The drive and desire to reduce our carbon footprint is evident. By 2020, 20 per cent of our energy should come from renewable sources while complying with carbon budgets, a committee on climate change and the EU passed a further set of directives on emissions. These are so stringent for coal fired power stations that many are closing down or converting to biomass.
But we didn’t talk about the costs and how we would pay for it.
Today the energy industry faces five main pressures.
The pressure to invest in renewables and maintain the necessary back up power.
The pressure to close, or where possible convert, the coal fired power stations currently producing approximately 40 per cent of our electricity to meet a timetable driven by the current large combustion plant directive requirements and the future industrial emissions directive requirements.

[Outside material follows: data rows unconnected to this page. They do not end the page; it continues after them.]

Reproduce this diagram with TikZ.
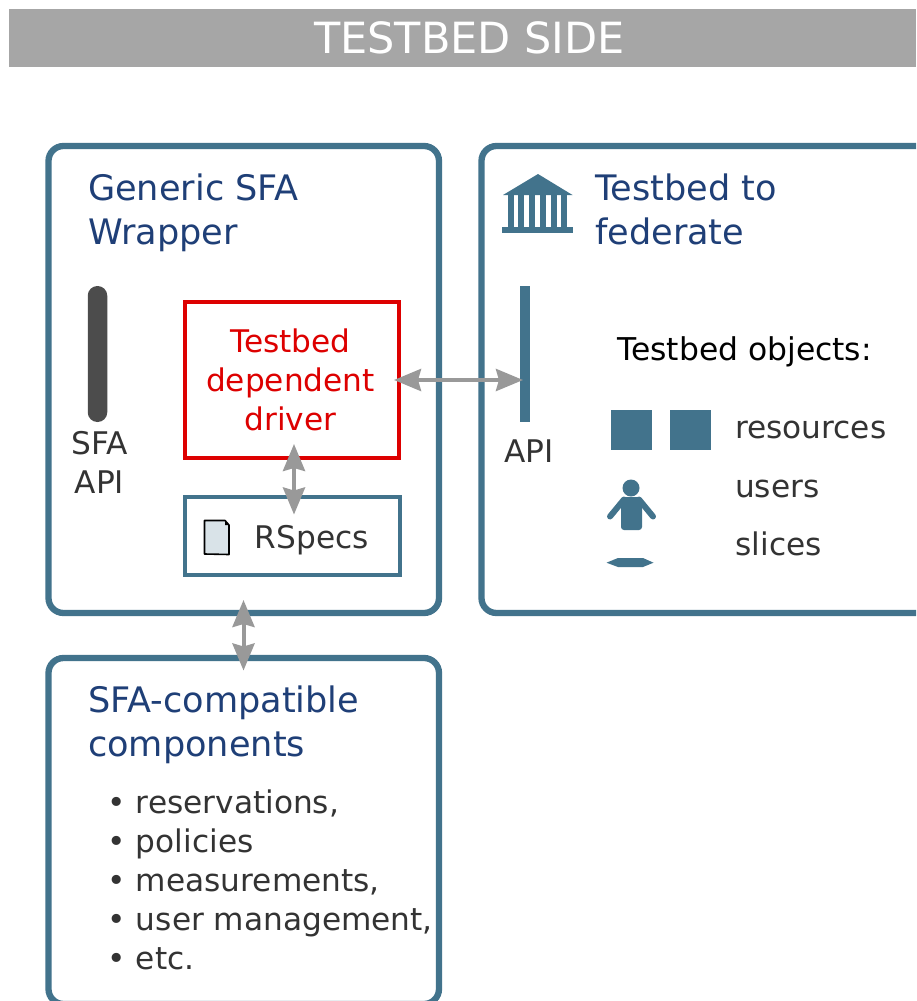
\documentclass[tikz,border=0pt]{standalone}
\usepackage{fontspec}
\setmainfont{DejaVu Sans}
\usetikzlibrary{arrows.meta}
\definecolor{steel}{HTML}{42738C}
\definecolor{headblue}{HTML}{1F3F77}
\definecolor{bodygray}{HTML}{333333}
\definecolor{drvred}{HTML}{DD0000}
\definecolor{arrowgray}{HTML}{999999}
\tikzset{
 panel/.style={draw=steel,line width=6.3pt,rounded corners=15pt,fill=white},
 heading/.style={anchor=base west,inner sep=0pt,text=headblue,align=left,font=\fontsize{35.1}{44}\selectfont},
 bodytext/.style={anchor=base west,inner sep=0pt,text=bodygray,font=\fontsize{31.2}{39}\selectfont},
 midtext/.style={anchor=base,inner sep=0pt,text=bodygray,align=center,font=\fontsize{31.2}{39}\selectfont},
 biarrow/.style={draw=arrowgray,line width=4pt,{Stealth[length=27pt,width=22pt,inset=3pt]}-{Stealth[length=27pt,width=22pt,inset=3pt]}},
 steelfill/.style={fill=steel,draw=none},
}
\begin{document}
\begin{tikzpicture}[x=1pt,y=-1pt]
\useasboundingbox[clip] (0,0) rectangle (916,1001);
\node[fill=white,draw=none,inner sep=0pt,minimum width=916pt,minimum height=1001pt] (page) at (458,500.5) {};
% title
\fill[fill=black!35] (9,9) rectangle (916,67);
\node[anchor=base,inner sep=0pt,text=white,font=\fontsize{43}{50}\selectfont] (title) at (469.5,53) {TESTBED SIDE};
% panels
\draw[panel] (48.5,146) rectangle (439,613);
\draw[panel] (481.5,146) rectangle (960,613);
\draw[panel] (48.5,658) rectangle (439,1004);
% headings
\node[heading] (generic) at (88,244) {Generic SFA\\Wrapper};
\node[heading] (testbed) at (595,244) {Testbed to\\federate};
\node[heading] (compat) at (88,756) {SFA-compatible\\components};
% temple
\fill[steelfill] (538,174) -- (572.5,195) -- (503,195) -- cycle;
\foreach \cx in {508,518.3,529,540,551,561}{\fill[steelfill] (\cx,195) rectangle ++(6,32);}
\fill[steelfill] (502,227) rectangle (572.5,233);
% SFA API
\node[fill=black!70,draw=none,rounded corners=9.7pt,minimum width=19.5pt,minimum height=136pt,inner sep=0pt] (sfaapi) at (97.5,354) {};
\node[midtext] (sfalabel) at (99.5,493) {SFA\\API};
% driver
\node[draw=drvred,line width=4pt,fill=white,minimum width=214pt,minimum height=156pt,inner sep=0pt,outer sep=0pt] (driver) at (292,380) {};
\node[anchor=base,inner sep=0pt,text=drvred,align=center,font=\fontsize{31.2}{39}\selectfont] (drvtext) at (290.5,430.5) {Testbed\\dependent\\driver};
% rspecs
\node[draw=steel,line width=4pt,fill=white,minimum width=215pt,minimum height=78pt,inner sep=0pt,outer sep=0pt] (rspecs) at (292.5,536) {};
\fill[fill=steel!20] (204.5,520.5) -- (225,520.5) -- (229,525) -- (229,554.5) -- (204.5,554) -- cycle;
\draw[black,line width=1.6pt,line join=round] (204.5,520.5) -- (225,520.5) -- (229,525) -- (229,554.5) -- (204.5,554) -- cycle;
\fill[black] (225,520.5) -- (229,525) -- (225,525) -- cycle;
\node[bodytext] (rspecstext) at (254.5,548.5) {RSpecs};
% API bar
\node[steelfill,minimum width=10pt,minimum height=136pt,inner sep=0pt,outer sep=0pt] (apibar) at (525,354) {};
\node[bodytext] (apilabel) at (504,462) {API};
% objects
\node[anchor=base west,inner sep=0pt,text=black,font=\fontsize{31.4}{39}\selectfont] (objects) at (617,360) {Testbed objects:};
\fill[steelfill] (611,410) rectangle (652,450);
\fill[steelfill] (670,410) rectangle (711,450);
\node[bodytext] (resources) at (735,438) {resources};
\node[bodytext] (users) at (735,497) {users};
\node[bodytext] (slices) at (735.5,555.5) {slices};
% person
\fill[steelfill] (631,488) circle (8.5);
\fill[steelfill,rounded corners=3pt] (621,497) rectangle (642,530);
\draw[steel,line width=6pt,line cap=round] (624,499.5) -- (610,516.5);
\draw[steel,line width=6pt,line cap=round] (639,499.5) -- (653,516.5);
% slice
\fill[steelfill] (606.5,562.7) -- (618,558) -- (643,558) -- (653.5,562.7) -- (643,567) -- (618,567) -- cycle;
% bullets
\node[anchor=base west,inner sep=0pt,text=bodygray,align=left,font=\fontsize{31.2}{39}\selectfont] (list) at (107.5,969) {•\ reservations,\\•\ policies\\•\ measurements,\\•\ user management,\\•\ etc.};
% connectors
\coordinate (drvE) at ([xshift=-5pt]driver.east);
\coordinate (apiW) at ([xshift=3pt]apibar.west |- driver.east);
\coordinate (drvS) at (294,444);
\coordinate (rspN) at (294,514.5);
\coordinate (wrapS) at (243.5,600);
\coordinate (compN) at (243.5,670.5);
\draw[biarrow] (drvE) -- (apiW);
\draw[biarrow] (drvS) -- (rspN);
\draw[biarrow] (wrapS) -- (compN);
\end{tikzpicture}
\end{document}
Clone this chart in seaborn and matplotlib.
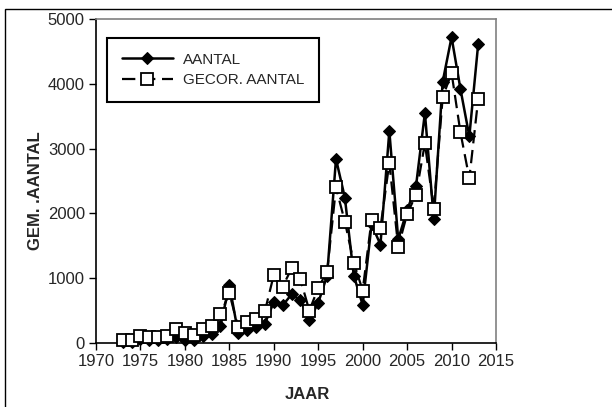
import matplotlib
matplotlib.use("Agg")
import matplotlib.pyplot as plt
import seaborn as sns
import pandas as pd
from matplotlib.patches import Rectangle

years = list(range(1973, 2014))
aantal = [20, 20, 60, 50, 40, 60, 100, 50, 40, 110, 140, 260, 900, 150, 200, 240, 300,
          630, 580, 750, 660, 350, 620, 1040, 2840, 2240, 1040, 590, 1830, 1520, 3270,
          1600, 2050, 2420, 3550, 1920, 4030, 4720, 3920, 3190, 4620]
gecor = [40, 40, 115, 90, 90, 115, 210, 160, 130, 210, 260, 440, 770, 240, 330, 370, 490,
         1050, 870, 1150, 980, 500, 850, 1100, 2400, 1870, 1240, 810, 1900, 1780, 2780,
         1480, 1990, 2290, 3080, 2070, 3790, 4170, 3250, 2540, 3770]
x_ticks = [1970, 1975, 1980, 1985, 1990, 1995, 2000, 2005, 2010, 2015]
y_ticks = [0, 1000, 2000, 3000, 4000, 5000]
labels = ["AANTAL", "GECOR. AANTAL"]

df = pd.DataFrame({"JAAR": years, "AANTAL": aantal, "GECOR": gecor})

sns.set_theme(style="white")
plt.rcParams['font.family'] = ['Liberation Sans', 'DejaVu Sans']

fig = plt.figure(figsize=(6.12, 4.07), dpi=100)
ax = fig.add_axes([96/612, 1-343/407, 400/612, 324/407])

sns.lineplot(data=df, x="JAAR", y="AANTAL", ax=ax, color="black", linewidth=1.8,
             marker="D", markersize=6.5, markerfacecolor="black", markeredgecolor="black",
             label=labels[0], zorder=3, clip_on=False)
sns.lineplot(data=df, x="JAAR", y="GECOR", ax=ax, color="black", linewidth=1.6,
             dashes=False, marker="s", markersize=8.8, markerfacecolor="white",
             markeredgecolor="black", markeredgewidth=1.3, label=labels[1], zorder=4,
             clip_on=False)
ax.lines[1].set_linestyle((0, (6, 3)))

ax.set_xlim(1970, 2015)
ax.set_ylim(0, 5000)
ax.set_xticks(x_ticks)
ax.set_yticks(y_ticks)
ax.tick_params(axis="both", labelsize=12, direction="out", length=5, width=1,
               color="black", left=True, bottom=True, pad=3)
ax.set_xlabel("JAAR", fontsize=12, fontweight="bold")
ax.set_ylabel("GEM. .AANTAL", fontsize=12, fontweight="bold")
ax.xaxis.set_label_coords((307-96)/400, (343-387)/324)
ax.yaxis.set_label_coords((43-96)/400, 0.47)

for s in ["left", "bottom"]:
    ax.spines[s].set_color("black")
    ax.spines[s].set_linewidth(1.2)
for s in ["top", "right"]:
    ax.spines[s].set_color("#808080")
    ax.spines[s].set_linewidth(1.2)

leg = ax.legend(loc="upper left", bbox_to_anchor=(11/400, 1-19/324), fontsize=11,
                frameon=True, fancybox=False, edgecolor="black", handlelength=3.4,
                borderpad=0.95, labelspacing=0.45, handletextpad=0.6, borderaxespad=0)
leg.get_frame().set_linewidth(1.5)
leg.get_frame().set_facecolor("white")
leg.get_frame().set_alpha(1)

fig.patches.append(Rectangle((5/612, -0.02), 1.02, 1-9/407+0.02, transform=fig.transFigure,
                             fill=False, edgecolor="black", linewidth=1.0))

fig.savefig("out.png", dpi=100)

The pressure of meeting welfare obligations – costs currently running in excess of £1bn a year - to insulate the homes of people in financial difficulties and to reduce their bills.
The pressure of the £10-20bn Smart metering programme to come; of simple tariffs now; and reasonable consumer and small business requirements.
And, of course, the pressure to keep bills affordable.
The cost of the investment programme is huge. No other industry is facing the investment challenge of the energy sector. Last year alone the energy industry invested £11.6 billioin – the equivalent of building the Olympic stadium twenty times over. We need to invest a further £110 billion over the next ten years to build and renew the power stations, the wires and the pipes everyone in the country needs to keep the lights on, our homes warm and to supply the power for British business to compete, to recover and to grow.
Freezing the bill as Ed Miliband proposes could well freeze the money to build and renew power stations, freeze the jobs and livelihoods of the 600,000 plus people dependent on the energy industry and make the prospect of energy shortages a reality, pushing up the prices for everyone. If the pie cannot get bigger, and some of the slices – such as the obligations or the price paid for gas – get larger, then what’s left gets squeezed.
A combined gas and electricity energy bill for an average household is just under 10 per cent environmental and social levies, 20 per cent transmission and distribution, 47 per cent the wholesale cost of energy and 5 per cent VAT. Your energy company control only 18 per cent from which people must be paid and plants maintained and built while still investing for the future.
We must not send out the message that the UK is closed for business. Policy makers have to be clear, honest, open and upfront about their policy now, their policy in the medium term and their policy in the future. They need to consider carefully what it is that they want - they need to be clear about the costs and be honest about how those costs will be paid for.